The suggestion made by Judge McGirk, above mentioned, was not essential to the determination of the case before the court. And the opinion ultimately was bottomed upon substantial ground. The administrator, if there had been one, could not have assailed the bill of sale, or other act of his intestate, for fraud. Such property, in contemplation of law, is not an asset of the estate passing to or recoverable by the administration. Brown v. Finley, 18 Mo. 375; Criddle v. Criddle, 21 Mo. 522; George v. Williamson, 26 Mo. 190; Merry v. Freeman, 44 Mo. 518. In respect of property thus held in trust, by equitable implication, it has ever been the recognized right of a creditor of the fraudulent assignor to pursue it in chancery, and subject it to the payment of his debt, as it is not a legal asset recoverable by the administrator of the assignor or grantor. In all *586such instances the maxim applies: Qui prior est tempore, potior est jure. It then becomes a race of diligence among the creditors, and he who is first in action is first requited. George v. Williams, 26 Mo. 190; Pullis v. Robinson, 73 Mo. 201. For that reason the action -of Foster v. Nowlin was sustained.

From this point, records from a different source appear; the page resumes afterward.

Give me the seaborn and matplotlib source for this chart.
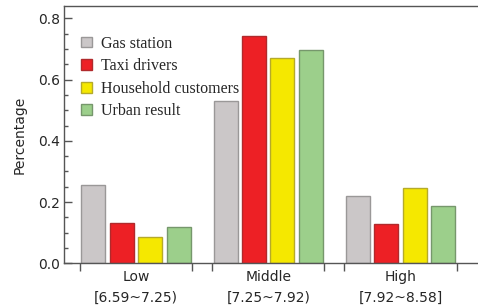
import matplotlib
matplotlib.use("Agg")
import matplotlib.pyplot as plt
from matplotlib.patches import Patch
from matplotlib.ticker import MultipleLocator, FixedLocator
import seaborn as sns
import pandas as pd

categories = ["Low", "Middle", "High"]
ranges = ["[6.59~7.25)", "[7.25~7.92)", "[7.92~8.58]"]
series = ["Gas station", "Taxi drivers", "Household customers", "Urban result"]
gas_station = [0.256, 0.529, 0.220]
taxi_drivers = [0.133, 0.743, 0.128]
household = [0.087, 0.670, 0.246]
urban = [0.118, 0.698, 0.187]

fills = ["#cbc7c8", "#ed2025", "#f5e800", "#9ccf8b"]
edges = ["#9a9898", "#b02a2c", "#b5aa2a", "#76976c"]

rows = []
for name, vals in zip(series, [gas_station, taxi_drivers, household, urban]):
    for c, v in zip(categories, vals):
        rows.append({"group": c, "series": name, "value": v})
df = pd.DataFrame(rows)

sns.set_style("ticks")
plt.rcParams["font.family"] = ["DejaVu Sans"]

fig = plt.figure(figsize=(4.78, 3.08), dpi=100)
ax = fig.add_axes([64.3 / 478, (308 - 263.4) / 308, (478 - 64.3) / 478, (263.4 - 6) / 308])

sns.barplot(data=df, x="group", y="value", hue="series", order=categories,
            hue_order=series, palette=fills, width=0.859, gap=0.155,
            legend=False, ax=ax, linewidth=1.0, saturation=1)

for cont, ec in zip(ax.containers, edges):
    for p in cont:
        p.set_edgecolor(ec)
        p.set_linewidth(1.0)

ax.set_xlim(-0.542, 2.586)
ax.set_ylim(0, 0.84)

spine_col = "#555555"
for s in ["left", "top", "bottom"]:
    ax.spines[s].set_color(spine_col)
    ax.spines[s].set_linewidth(1.0)
ax.spines["right"].set_visible(False)

ax.yaxis.set_major_locator(MultipleLocator(0.2))
ax.yaxis.set_minor_locator(MultipleLocator(0.05))
ax.tick_params(axis="y", which="major", direction="in", length=5.5, width=1,
               color=spine_col, labelsize=10, pad=3, right=False)
ax.tick_params(axis="y", which="minor", direction="in", length=3, width=1,
               color=spine_col, right=False)
ax.set_yticklabels([f"{v:.1f}" for v in ax.get_yticks()])

ax.set_xticks(range(len(categories)))
ax.set_xticklabels([f"{c}\n{r}" for c, r in zip(categories, ranges)])
ax.tick_params(axis="x", which="major", length=0, labelsize=10, pad=5, top=False)
for t in ax.get_xticklabels():
    t.set_linespacing(1.6)
ax.xaxis.set_minor_locator(FixedLocator([i + d for i in range(3) for d in (-0.425, 0.425)]))
ax.tick_params(axis="x", which="minor", direction="out", length=6, width=1,
               color=spine_col, top=False)

ax.set_xlabel("")
ax.set_ylabel("Percentage", fontsize=10, labelpad=8)

handles = [Patch(facecolor=f, edgecolor=e, linewidth=1.0) for f, e in zip(fills, edges)]
ax.legend(handles, series, loc="upper left", bbox_to_anchor=(0.04, 0.885),
          frameon=False, borderpad=0, borderaxespad=0, handlelength=0.68,
          handleheight=0.68, handletextpad=0.6, labelspacing=0.41,
          prop={"family": "Liberation Serif", "size": 11.5})

fig.savefig("out.png", dpi=100)
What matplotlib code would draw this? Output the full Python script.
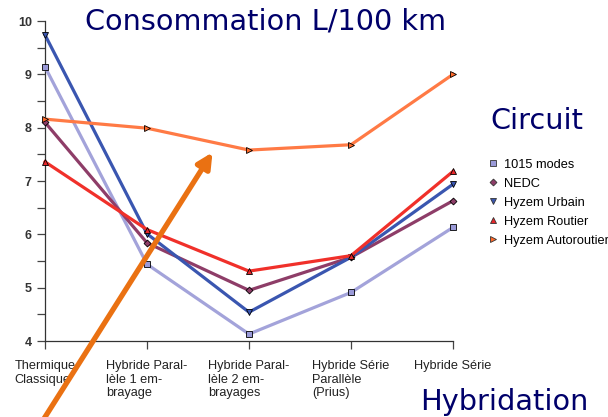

But the property in the hands of the defendant here was property assets which passed to and were-recoverable by the administrator. State ex rel. v. Moore, 18 Mo. App. 406. And where the assets have thus been wrongfully appropriated by the intermeddler, as said in Brasius v. Odum, 17 Ark. 128, “the remedy provided against him is essentially intended to be at the suit of the rightful administrator.” Why, then, any longer recognize in our practice the right of a single creditor to go around the administration law and sue the intermeddler ? If no letters of administration have been taken out by the next of kin, any creditor interested in the estate can go to the probate court and secure the appointment of some suitable person to act as administrator, or secure the appropriate order directing the public administrator to take charge. The administrator is then under bonds, armed with plenary power, and every active agency of the law and the courts, to discover and recover any and all assets of the estate. In this way, and no other, can the wise and just policy of the administration law be accomplished in securing to the creditors and distributees an honest administration of estates, and an equitable apportionment and distribution thereof, while the remedy pursued by the plaintiff in this action tends to defeat all this, and is at war with the high purpose and policy of the statute.

Other errors are assigned by appellant; -but under the view above taken it is unnecessary to determine them, as this action is not maintainable. It follows that the judgment of the circuit .court is reversed, and the petition dismissed.

Hall, J., concurs; Ellison, J., non-concurs in a separate opinion. *587Ellison, J.

I do not wish to be understood as saying the foregoing opinion is right or wrong. I, however, believe it to be in conflict with Foster v. Nowlin, 4 Mo. 18, and Magner v. Ryan, 19 Mo. 196. If the views announced by the court in this case are to be considered the law of the state, I think it will be more satisfactory, in view of these cases, to have the Supreme Court so declare.

The case will, therefore, be certified to the Supreme Court.